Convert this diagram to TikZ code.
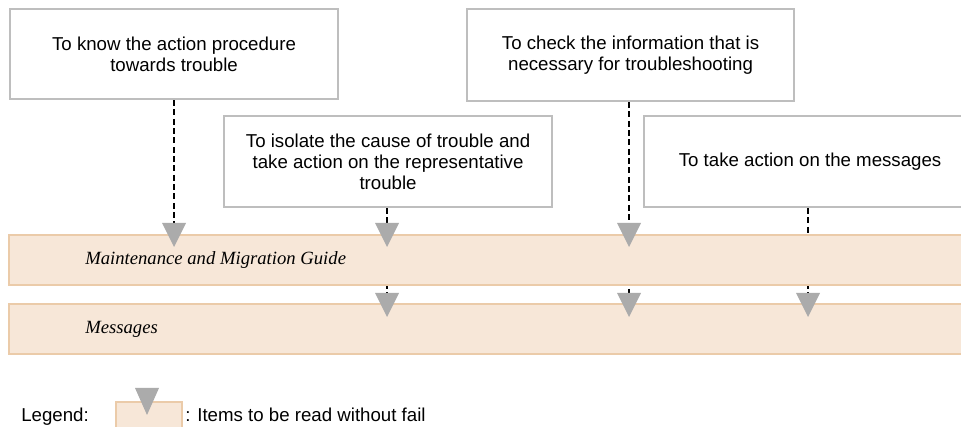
\documentclass[tikz,border=0pt]{standalone}
\usepackage{fontspec}
\usetikzlibrary{calc}
\setmainfont{Liberation Serif}
\newfontfamily\boxfont{Liberation Sans}
\definecolor{boxline}{HTML}{BEBEBE}
\definecolor{bandfill}{HTML}{F7E7D8}
\definecolor{bandline}{HTML}{EBCBA9}
\definecolor{marker}{HTML}{ABABAB}
\begin{document}
\begin{tikzpicture}[x=0.75pt,y=-0.75pt,
  txt/.style={font=\boxfont\fontsize{14}{15.75}\selectfont, text=black},
  purpose/.style={txt, draw=boxline, line width=1.6pt, fill=white,
    align=center, inner sep=0pt, anchor=north west},
  band/.style={draw=bandline, line width=1.5pt, fill=bandfill},
  booktitle/.style={font=\itshape\fontsize{14}{15.75}\selectfont, anchor=west, inner sep=0pt},
  readlink/.style={line width=1.2pt, dash pattern=on 4.5pt off 2.5pt},
  marktri/.style={fill=marker}]
\useasboundingbox (0,0) rectangle (961,427);
\clip (0,0) rectangle (961,427);

% purpose boxes
\node[purpose, minimum width=246pt, minimum height=67.5pt] (know) at (9,8)
  {To know the action procedure\\towards trouble};
\node[purpose, minimum width=246pt, minimum height=68.25pt] (isolate) at (223,115)
  {To isolate the cause of trouble and\\take action on the representative\\trouble};
\node[purpose, minimum width=245.25pt, minimum height=69pt] (check) at (466,8)
  {To check the information that is\\necessary for troubleshooting};
\node[purpose, minimum width=249pt, minimum height=68.25pt] (msgact) at (643,115)
  {To take action on the messages};

% marker positions (top centre of each triangle)
\coordinate (m1a) at (174,223);
\coordinate (m2a) at (387,223);
\coordinate (m3a) at (629,223);
\coordinate (m2b) at (387,293);
\coordinate (m3b) at (629,293);
\coordinate (m4b) at (808,293);

% dashed reading paths
\draw[readlink] (know.south -| m1a) -- (m1a);
\draw[readlink] (isolate.south -| m2a) -- (m2b);
\draw[readlink] (check.south -| m3a) -- (m3b);
\draw[readlink] (msgact.south -| m4b) -- (m4b);

% manual bands
\draw[band] (9,235) rectangle (975,285);
\node[booktitle] (guide) at (85,260) {Maintenance and Migration Guide};
\draw[band] (9,304) rectangle (975,354);
\node[booktitle] (messages) at (85,329) {Messages};

% "read without fail" markers
\foreach \m in {m1a,m2a,m3a,m2b,m3b,m4b}
  \fill[marktri] ($(\m)+(-12,0)$) -- ($(\m)+(12,0)$) -- ($(\m)+(0,24)$) -- cycle;

% legend
\node[txt, anchor=base west, inner sep=0pt] (legend) at (21,422) {Legend:};
\draw[band] (116,402) rectangle (182,440);
\coordinate (lm) at (147,388);
\fill[marktri] ($(lm)+(-12,0)$) -- ($(lm)+(12,0)$) -- ($(lm)+(0,27)$) -- cycle;
\node[txt, anchor=base west, inner sep=0pt] (legtext) at (185,422) {: Items to be read without fail};
\end{tikzpicture}
\end{document}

▸ **WHAT IS ASKED**: Without the pictures, output the full listing exactly as it stands.

▸ **ANSWER**:
Convert this diagram to TikZ code.
\documentclass[tikz,border=0pt]{standalone}
\usepackage{fontspec}
\usetikzlibrary{calc}
\setmainfont{Liberation Serif}
\newfontfamily\boxfont{Liberation Sans}
\definecolor{boxline}{HTML}{BEBEBE}
\definecolor{bandfill}{HTML}{F7E7D8}
\definecolor{bandline}{HTML}{EBCBA9}
\definecolor{marker}{HTML}{ABABAB}
\begin{document}
\begin{tikzpicture}[x=0.75pt,y=-0.75pt,
  txt/.style={font=\boxfont\fontsize{14}{15.75}\selectfont, text=black},
  purpose/.style={txt, draw=boxline, line width=1.6pt, fill=white,
    align=center, inner sep=0pt, anchor=north west},
  band/.style={draw=bandline, line width=1.5pt, fill=bandfill},
  booktitle/.style={font=\itshape\fontsize{14}{15.75}\selectfont, anchor=west, inner sep=0pt},
  readlink/.style={line width=1.2pt, dash pattern=on 4.5pt off 2.5pt},
  marktri/.style={fill=marker}]
\useasboundingbox (0,0) rectangle (961,427);
\clip (0,0) rectangle (961,427);

% purpose boxes
\node[purpose, minimum width=246pt, minimum height=67.5pt] (know) at (9,8)
  {To know the action procedure\\towards trouble};
\node[purpose, minimum width=246pt, minimum height=68.25pt] (isolate) at (223,115)
  {To isolate the cause of trouble and\\take action on the representative\\trouble};
\node[purpose, minimum width=245.25pt, minimum height=69pt] (check) at (466,8)
  {To check the information that is\\necessary for troubleshooting};
\node[purpose, minimum width=249pt, minimum height=68.25pt] (msgact) at (643,115)
  {To take action on the messages};

% marker positions (top centre of each triangle)
\coordinate (m1a) at (174,223);
\coordinate (m2a) at (387,223);
\coordinate (m3a) at (629,223);
\coordinate (m2b) at (387,293);
\coordinate (m3b) at (629,293);
\coordinate (m4b) at (808,293);

% dashed reading paths
\draw[readlink] (know.south -| m1a) -- (m1a);
\draw[readlink] (isolate.south -| m2a) -- (m2b);
\draw[readlink] (check.south -| m3a) -- (m3b);
\draw[readlink] (msgact.south -| m4b) -- (m4b);

% manual bands
\draw[band] (9,235) rectangle (975,285);
\node[booktitle] (guide) at (85,260) {Maintenance and Migration Guide};
\draw[band] (9,304) rectangle (975,354);
\node[booktitle] (messages) at (85,329) {Messages};

% "read without fail" markers
\foreach \m in {m1a,m2a,m3a,m2b,m3b,m4b}
  \fill[marktri] ($(\m)+(-12,0)$) -- ($(\m)+(12,0)$) -- ($(\m)+(0,24)$) -- cycle;

% legend
\node[txt, anchor=base west, inner sep=0pt] (legend) at (21,422) {Legend:};
\draw[band] (116,402) rectangle (182,440);
\coordinate (lm) at (147,388);
\fill[marktri] ($(lm)+(-12,0)$) -- ($(lm)+(12,0)$) -- ($(lm)+(0,27)$) -- cycle;
\node[txt, anchor=base west, inner sep=0pt] (legtext) at (185,422) {: Items to be read without fail};
\end{tikzpicture}
\end{document}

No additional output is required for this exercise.